WHAT IS ASKED:
All of the material should be reproduced exactly, with pictures left out.

━━━━━━━━━━━━━━━━━━━━━━━━━━━━━━

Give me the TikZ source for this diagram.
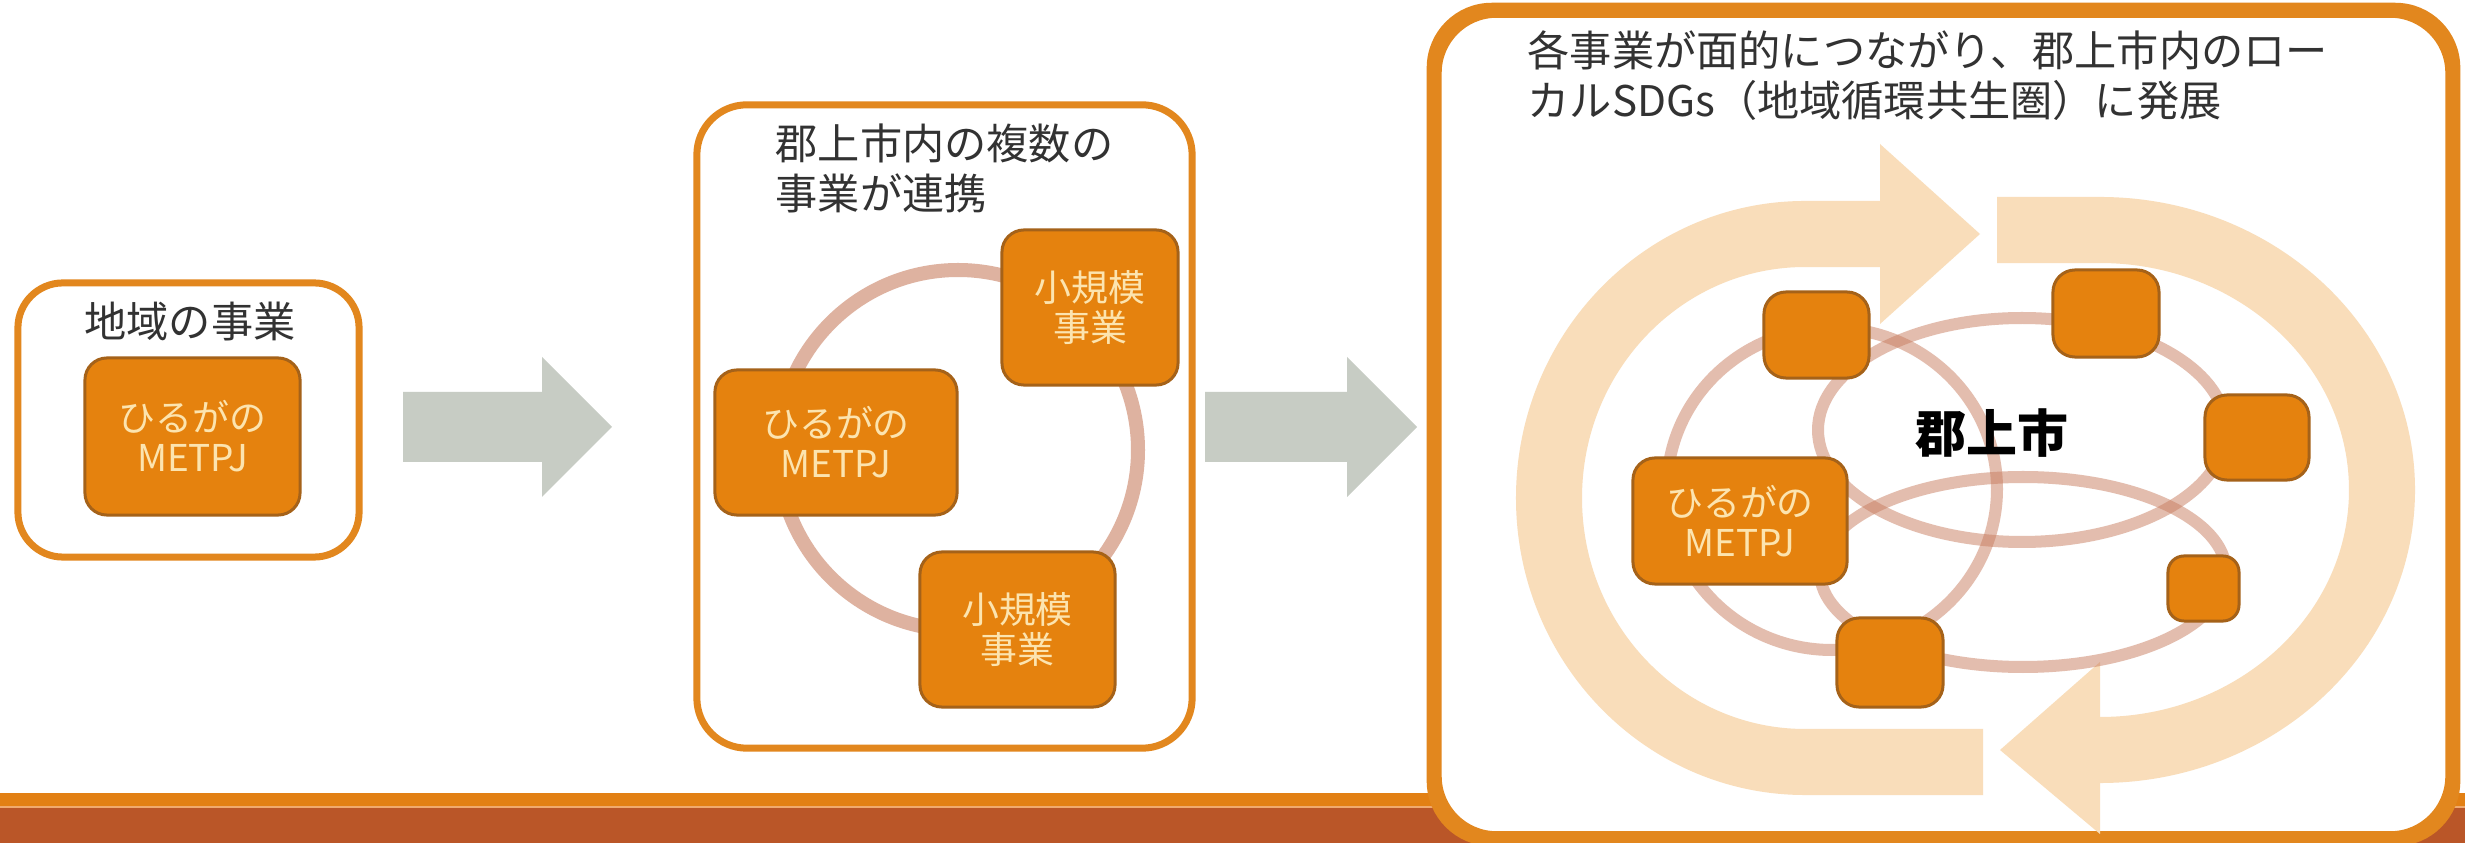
\documentclass[tikz,border=0pt]{standalone}
\usepackage{fontspec}
\setmainfont{Noto Sans CJK JP}
\definecolor{boxline}{RGB}{226,135,30}
\definecolor{orangefill}{RGB}{229,130,14}
\definecolor{orangeedge}{RGB}{165,98,25}
\definecolor{cream}{RGB}{252,228,175}
\definecolor{grayarrow}{RGB}{199,204,196}
\definecolor{peach}{RGB}{249,221,186}
\definecolor{ringc}{RGB}{222,178,160}
\definecolor{ringd}{RGB}{200,125,95}
\definecolor{barorange}{RGB}{226,128,20}
\definecolor{barlight}{RGB}{240,170,110}
\definecolor{barrust}{RGB}{186,86,40}
\definecolor{titletext}{RGB}{50,50,50}
\begin{document}
\begin{tikzpicture}[x=0.01cm,y=-0.01cm,
  frame/.style={draw=boxline, line width=0.07cm, fill=white, rounded corners=0.45cm, inner sep=0},
  item/.style={draw=orangeedge, line width=0.03cm, fill=orangefill, rounded corners=0.22cm, inner sep=0, text=cream, font=\fontsize{10.5}{11.4}\selectfont, align=center},
  ttl/.style={text=titletext, font=\fontsize{12}{14.2}\selectfont, inner sep=0, align=left},
  ring/.style={draw=ringc, line width=0.14cm},
  ringt/.style={draw=ringd, line width=0.12cm, draw opacity=0.5},
  flow/.style={draw=peach, line width=0.66cm},
  blockarrow/.style={fill=grayarrow}
]
\useasboundingbox (0,0) rectangle (2465,843);
\fill[white] (0,0) rectangle (2465,843);

% bottom bar
\fill[barorange] (0,793) rectangle (2465,806);
\fill[barlight] (0,806) rectangle (2465,808);
\fill[barrust] (0,808) rectangle (2465,843);

% frames
\node[frame, minimum width=3.41cm, minimum height=2.74cm] (f1) at (188.5,420) {};
\node[frame, minimum width=4.95cm, minimum height=6.43cm, rounded corners=0.5cm] (f2) at (944.5,426.5) {};
\node[frame, line width=0.1cm, minimum width=10.13cm, minimum height=8.23cm, rounded corners=0.6cm] (f3) at (1943.5,424.5) {};

% gray block arrows
\fill[blockarrow] (403,392) -- (542,392) -- (542,357) -- (612,427) -- (542,497) -- (542,462) -- (403,462) -- cycle;
\fill[blockarrow] (1205,392) -- (1347,392) -- (1347,357) -- (1417,427) -- (1347,497) -- (1347,462) -- (1205,462) -- cycle;

% stage 3 circular flows
\draw[flow] (1983,762) -- (1805,762) arc[start angle=90,end angle=270,x radius=256,y radius=264] -- (1880,234);
\fill[peach] (1880,144) -- (1980,234) -- (1880,324) -- cycle;
\draw[flow] (1997,230) -- (2100,230) arc[start angle=270,end angle=450,x radius=282,y radius=260];
\fill[peach] (2100,662) -- (2000,750) -- (2100,834) -- cycle;

% rings
\draw[ring] (958,450) circle[radius=180];
\draw[ringt] (1832,489) ellipse[x radius=165, y radius=161];
\draw[ringt] (2022,430) ellipse[x radius=204, y radius=112];
\draw[ringt] (2023,572) ellipse[x radius=203, y radius=95];

% frame 3 border on top
\draw[boxline, line width=0.1cm, rounded corners=0.6cm] (f3.south west) rectangle (f3.north east);

% stage 1
\node[item, minimum width=2.15cm, minimum height=1.57cm] (m1) at (192.5,436.5) {ひるがの\\METPJ};
% stage 2
\node[item, minimum width=2.42cm, minimum height=1.45cm] (m2) at (836,442.5) {ひるがの\\METPJ};
\node[item, minimum width=1.76cm, minimum height=1.55cm] (s1) at (1090,307.5) {小規模\\事業};
\node[item, minimum width=1.95cm, minimum height=1.55cm] (s2) at (1017.5,629.5) {小規模\\事業};
% stage 3
\node[item, minimum width=2.14cm, minimum height=1.26cm] (m3) at (1740,521) {ひるがの\\METPJ};
\node[item, minimum width=1.05cm, minimum height=0.86cm] (a) at (1816.5,335) {};
\node[item, minimum width=1.06cm, minimum height=0.87cm] (b) at (2106,313.5) {};
\node[item, minimum width=1.04cm, minimum height=0.85cm] (c) at (2257,437.5) {};
\node[item, minimum width=1.06cm, minimum height=0.89cm] (d) at (1890,662.5) {};
\node[item, minimum width=0.71cm, minimum height=0.65cm, rounded corners=0.16cm] (e) at (2203.5,588.5) {};

% titles
\node[ttl] (t1) at (190,322) {地域の事業};
\node[ttl, anchor=west] (t2) at (775,168) {郡上市内の複数の\\事業が連携};
\node[ttl, anchor=west] (t3) at (1527,76) {各事業が面的につながり、郡上市内のロー\\カルSDGs（地域循環共生圏）に発展};
\node[font=\bfseries\fontsize{14.5}{17}\selectfont, inner sep=0, text=black] (city) at (1992,433) {郡上市};
\end{tikzpicture}
\end{document}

━━━━━━━━━━━━━━━━━━━━━━━━━━━━━━

FINAL RESULT:
Give me the TikZ source for this diagram.
\documentclass[tikz,border=0pt]{standalone}
\usepackage{fontspec}
\setmainfont{Noto Sans CJK JP}
\definecolor{boxline}{RGB}{226,135,30}
\definecolor{orangefill}{RGB}{229,130,14}
\definecolor{orangeedge}{RGB}{165,98,25}
\definecolor{cream}{RGB}{252,228,175}
\definecolor{grayarrow}{RGB}{199,204,196}
\definecolor{peach}{RGB}{249,221,186}
\definecolor{ringc}{RGB}{222,178,160}
\definecolor{ringd}{RGB}{200,125,95}
\definecolor{barorange}{RGB}{226,128,20}
\definecolor{barlight}{RGB}{240,170,110}
\definecolor{barrust}{RGB}{186,86,40}
\definecolor{titletext}{RGB}{50,50,50}
\begin{document}
\begin{tikzpicture}[x=0.01cm,y=-0.01cm,
  frame/.style={draw=boxline, line width=0.07cm, fill=white, rounded corners=0.45cm, inner sep=0},
  item/.style={draw=orangeedge, line width=0.03cm, fill=orangefill, rounded corners=0.22cm, inner sep=0, text=cream, font=\fontsize{10.5}{11.4}\selectfont, align=center},
  ttl/.style={text=titletext, font=\fontsize{12}{14.2}\selectfont, inner sep=0, align=left},
  ring/.style={draw=ringc, line width=0.14cm},
  ringt/.style={draw=ringd, line width=0.12cm, draw opacity=0.5},
  flow/.style={draw=peach, line width=0.66cm},
  blockarrow/.style={fill=grayarrow}
]
\useasboundingbox (0,0) rectangle (2465,843);
\fill[white] (0,0) rectangle (2465,843);

% bottom bar
\fill[barorange] (0,793) rectangle (2465,806);
\fill[barlight] (0,806) rectangle (2465,808);
\fill[barrust] (0,808) rectangle (2465,843);

% frames
\node[frame, minimum width=3.41cm, minimum height=2.74cm] (f1) at (188.5,420) {};
\node[frame, minimum width=4.95cm, minimum height=6.43cm, rounded corners=0.5cm] (f2) at (944.5,426.5) {};
\node[frame, line width=0.1cm, minimum width=10.13cm, minimum height=8.23cm, rounded corners=0.6cm] (f3) at (1943.5,424.5) {};

% gray block arrows
\fill[blockarrow] (403,392) -- (542,392) -- (542,357) -- (612,427) -- (542,497) -- (542,462) -- (403,462) -- cycle;
\fill[blockarrow] (1205,392) -- (1347,392) -- (1347,357) -- (1417,427) -- (1347,497) -- (1347,462) -- (1205,462) -- cycle;

% stage 3 circular flows
\draw[flow] (1983,762) -- (1805,762) arc[start angle=90,end angle=270,x radius=256,y radius=264] -- (1880,234);
\fill[peach] (1880,144) -- (1980,234) -- (1880,324) -- cycle;
\draw[flow] (1997,230) -- (2100,230) arc[start angle=270,end angle=450,x radius=282,y radius=260];
\fill[peach] (2100,662) -- (2000,750) -- (2100,834) -- cycle;

% rings
\draw[ring] (958,450) circle[radius=180];
\draw[ringt] (1832,489) ellipse[x radius=165, y radius=161];
\draw[ringt] (2022,430) ellipse[x radius=204, y radius=112];
\draw[ringt] (2023,572) ellipse[x radius=203, y radius=95];

% frame 3 border on top
\draw[boxline, line width=0.1cm, rounded corners=0.6cm] (f3.south west) rectangle (f3.north east);

% stage 1
\node[item, minimum width=2.15cm, minimum height=1.57cm] (m1) at (192.5,436.5) {ひるがの\\METPJ};
% stage 2
\node[item, minimum width=2.42cm, minimum height=1.45cm] (m2) at (836,442.5) {ひるがの\\METPJ};
\node[item, minimum width=1.76cm, minimum height=1.55cm] (s1) at (1090,307.5) {小規模\\事業};
\node[item, minimum width=1.95cm, minimum height=1.55cm] (s2) at (1017.5,629.5) {小規模\\事業};
% stage 3
\node[item, minimum width=2.14cm, minimum height=1.26cm] (m3) at (1740,521) {ひるがの\\METPJ};
\node[item, minimum width=1.05cm, minimum height=0.86cm] (a) at (1816.5,335) {};
\node[item, minimum width=1.06cm, minimum height=0.87cm] (b) at (2106,313.5) {};
\node[item, minimum width=1.04cm, minimum height=0.85cm] (c) at (2257,437.5) {};
\node[item, minimum width=1.06cm, minimum height=0.89cm] (d) at (1890,662.5) {};
\node[item, minimum width=0.71cm, minimum height=0.65cm, rounded corners=0.16cm] (e) at (2203.5,588.5) {};

% titles
\node[ttl] (t1) at (190,322) {地域の事業};
\node[ttl, anchor=west] (t2) at (775,168) {郡上市内の複数の\\事業が連携};
\node[ttl, anchor=west] (t3) at (1527,76) {各事業が面的につながり、郡上市内のロー\\カルSDGs（地域循環共生圏）に発展};
\node[font=\bfseries\fontsize{14.5}{17}\selectfont, inner sep=0, text=black] (city) at (1992,433) {郡上市};
\end{tikzpicture}
\end{document}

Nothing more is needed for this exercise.